“But seriously, there is a war for talent, particularly developer talent, going on. Not just in Silicon Valley but also in NYC and many other places around the country.” Fred Wilson, The War for Tech Talent
All of the anecdotal and empirical evidence I have seen concurs, our static ten percent unemployment rates notwithstanding.
The question is what impact that has had on the ability of individual technology industry vendors to grow. To explore that, we’ve compiled the employee headcounts for an arbitrary collection of technology entities, and we’re again using the Motion Charts to visually display that information.
The challenge with the selection is that the large company headcounts of HP and IBM act to obscure the smaller entity growth rates. If you use the charts to examine the players individually, however, you’ll discover that even the smallest company on this list – Red Hat – has grown its headcount substantially; roughly 240% over the five year period.
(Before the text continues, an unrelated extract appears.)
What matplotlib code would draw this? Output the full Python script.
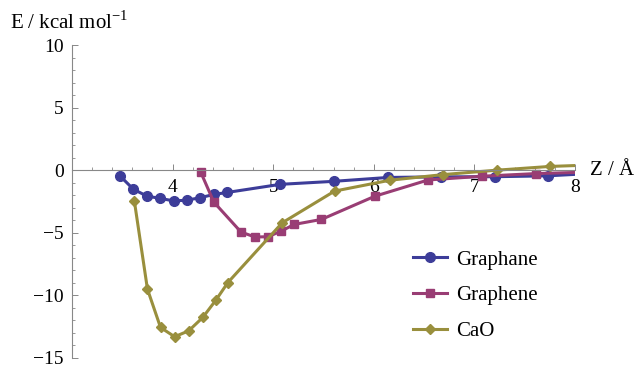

The individual trendlines, as might be expected, reflect the various corporate narratives. HP’s dramatic growth from 2007 to 2008 displays the massive impact of the EDS transaction. Microsoft’s late decade malaise, meanwhile, is documented in its 4.3% downsizing from 2009 to 2010. Even high growth Google was off the year prior, shedding a few hundred jobs.
But in general, the slope documenting growth for all of the above entities – their financial performances aside – is high. We’ll look at industry growth in more detail in a subsequent post, but this quick and dirty look suggests two things. While the individual prospects for growth may vary – Google’s outlook is likely distinct from Yahoo’s, for example – the sector as a whole remains high growth, in spite of a recessionary economic context.
Which in turn means that the war for talent is unlikely to abate in the near future.
Sources: All headcounts are from annual reports except Cisco. Cisco doesn’t include headcounts in their annual reports and so their CSR reports were used as a subsitute from 2010-2006. Their employee diversity report was used for 2005. Credit goes to our own Marcia Chappell for compiling these numbers.
Disclosure: Cisco, HP, IBM, Microsoft, and Red Hat are RedMonk customers; Google and Yahoo are not.